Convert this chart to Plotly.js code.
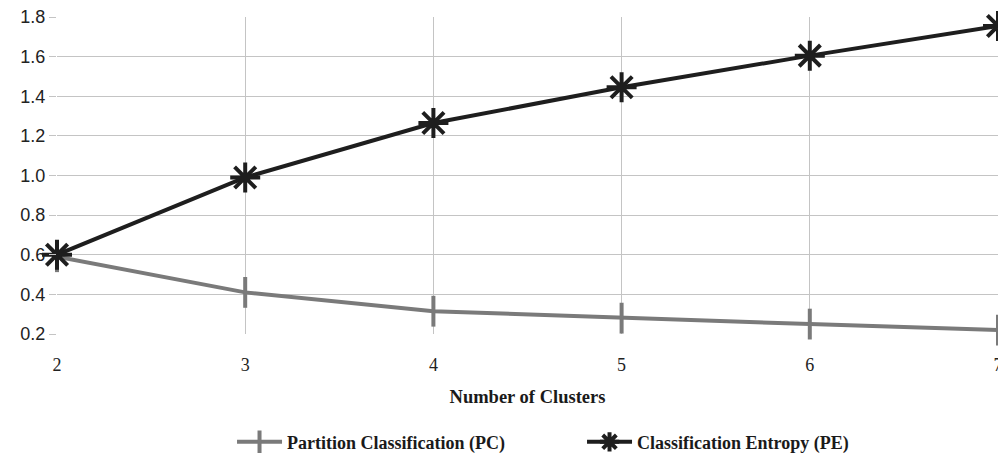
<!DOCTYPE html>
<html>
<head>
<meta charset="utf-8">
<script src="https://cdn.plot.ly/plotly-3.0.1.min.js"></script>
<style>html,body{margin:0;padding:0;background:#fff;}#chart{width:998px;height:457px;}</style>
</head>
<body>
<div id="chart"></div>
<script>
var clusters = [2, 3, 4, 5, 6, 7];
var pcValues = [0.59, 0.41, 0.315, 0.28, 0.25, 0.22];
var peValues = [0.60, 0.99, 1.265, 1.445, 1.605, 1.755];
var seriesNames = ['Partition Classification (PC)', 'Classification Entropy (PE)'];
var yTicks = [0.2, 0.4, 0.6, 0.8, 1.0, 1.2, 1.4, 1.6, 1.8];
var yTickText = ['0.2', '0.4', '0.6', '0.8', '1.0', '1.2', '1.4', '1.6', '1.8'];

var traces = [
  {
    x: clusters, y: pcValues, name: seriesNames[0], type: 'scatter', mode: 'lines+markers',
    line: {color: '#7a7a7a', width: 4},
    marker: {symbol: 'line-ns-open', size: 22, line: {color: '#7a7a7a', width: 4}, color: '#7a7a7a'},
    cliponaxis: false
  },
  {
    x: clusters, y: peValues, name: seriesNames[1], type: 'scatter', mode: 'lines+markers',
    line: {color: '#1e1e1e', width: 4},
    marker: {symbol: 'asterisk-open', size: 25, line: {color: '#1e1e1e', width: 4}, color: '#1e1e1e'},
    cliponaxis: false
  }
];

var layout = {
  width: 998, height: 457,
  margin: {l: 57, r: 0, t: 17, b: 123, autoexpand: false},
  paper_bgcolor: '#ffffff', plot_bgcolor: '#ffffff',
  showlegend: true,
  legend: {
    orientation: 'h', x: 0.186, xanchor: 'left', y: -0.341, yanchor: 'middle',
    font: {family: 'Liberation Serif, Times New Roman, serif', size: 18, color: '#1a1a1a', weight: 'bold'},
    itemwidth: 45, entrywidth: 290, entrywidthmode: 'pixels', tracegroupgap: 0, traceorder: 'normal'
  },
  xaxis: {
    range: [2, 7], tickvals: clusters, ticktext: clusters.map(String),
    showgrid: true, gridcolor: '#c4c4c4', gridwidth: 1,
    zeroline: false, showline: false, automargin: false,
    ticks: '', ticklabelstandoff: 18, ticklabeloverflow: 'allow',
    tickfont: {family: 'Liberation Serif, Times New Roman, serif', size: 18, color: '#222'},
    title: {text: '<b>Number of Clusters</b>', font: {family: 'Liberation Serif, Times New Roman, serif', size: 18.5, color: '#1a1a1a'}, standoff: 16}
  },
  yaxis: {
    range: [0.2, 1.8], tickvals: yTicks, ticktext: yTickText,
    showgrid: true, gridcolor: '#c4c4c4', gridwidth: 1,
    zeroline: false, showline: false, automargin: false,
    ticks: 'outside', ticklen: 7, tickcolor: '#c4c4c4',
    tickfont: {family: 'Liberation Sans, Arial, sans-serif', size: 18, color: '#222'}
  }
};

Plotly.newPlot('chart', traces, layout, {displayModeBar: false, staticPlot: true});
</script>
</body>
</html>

----

Copy out all of the data word for word. Do not carry over any picture.

Response to the exercise:
Convert this chart to Plotly.js code.
<!DOCTYPE html>
<html>
<head>
<meta charset="utf-8">
<script src="https://cdn.plot.ly/plotly-3.0.1.min.js"></script>
<style>html,body{margin:0;padding:0;background:#fff;}#chart{width:998px;height:457px;}</style>
</head>
<body>
<div id="chart"></div>
<script>
var clusters = [2, 3, 4, 5, 6, 7];
var pcValues = [0.59, 0.41, 0.315, 0.28, 0.25, 0.22];
var peValues = [0.60, 0.99, 1.265, 1.445, 1.605, 1.755];
var seriesNames = ['Partition Classification (PC)', 'Classification Entropy (PE)'];
var yTicks = [0.2, 0.4, 0.6, 0.8, 1.0, 1.2, 1.4, 1.6, 1.8];
var yTickText = ['0.2', '0.4', '0.6', '0.8', '1.0', '1.2', '1.4', '1.6', '1.8'];

var traces = [
  {
    x: clusters, y: pcValues, name: seriesNames[0], type: 'scatter', mode: 'lines+markers',
    line: {color: '#7a7a7a', width: 4},
    marker: {symbol: 'line-ns-open', size: 22, line: {color: '#7a7a7a', width: 4}, color: '#7a7a7a'},
    cliponaxis: false
  },
  {
    x: clusters, y: peValues, name: seriesNames[1], type: 'scatter', mode: 'lines+markers',
    line: {color: '#1e1e1e', width: 4},
    marker: {symbol: 'asterisk-open', size: 25, line: {color: '#1e1e1e', width: 4}, color: '#1e1e1e'},
    cliponaxis: false
  }
];

var layout = {
  width: 998, height: 457,
  margin: {l: 57, r: 0, t: 17, b: 123, autoexpand: false},
  paper_bgcolor: '#ffffff', plot_bgcolor: '#ffffff',
  showlegend: true,
  legend: {
    orientation: 'h', x: 0.186, xanchor: 'left', y: -0.341, yanchor: 'middle',
    font: {family: 'Liberation Serif, Times New Roman, serif', size: 18, color: '#1a1a1a', weight: 'bold'},
    itemwidth: 45, entrywidth: 290, entrywidthmode: 'pixels', tracegroupgap: 0, traceorder: 'normal'
  },
  xaxis: {
    range: [2, 7], tickvals: clusters, ticktext: clusters.map(String),
    showgrid: true, gridcolor: '#c4c4c4', gridwidth: 1,
    zeroline: false, showline: false, automargin: false,
    ticks: '', ticklabelstandoff: 18, ticklabeloverflow: 'allow',
    tickfont: {family: 'Liberation Serif, Times New Roman, serif', size: 18, color: '#222'},
    title: {text: '<b>Number of Clusters</b>', font: {family: 'Liberation Serif, Times New Roman, serif', size: 18.5, color: '#1a1a1a'}, standoff: 16}
  },
  yaxis: {
    range: [0.2, 1.8], tickvals: yTicks, ticktext: yTickText,
    showgrid: true, gridcolor: '#c4c4c4', gridwidth: 1,
    zeroline: false, showline: false, automargin: false,
    ticks: 'outside', ticklen: 7, tickcolor: '#c4c4c4',
    tickfont: {family: 'Liberation Sans, Arial, sans-serif', size: 18, color: '#222'}
  }
};

Plotly.newPlot('chart', traces, layout, {displayModeBar: false, staticPlot: true});
</script>
</body>
</html>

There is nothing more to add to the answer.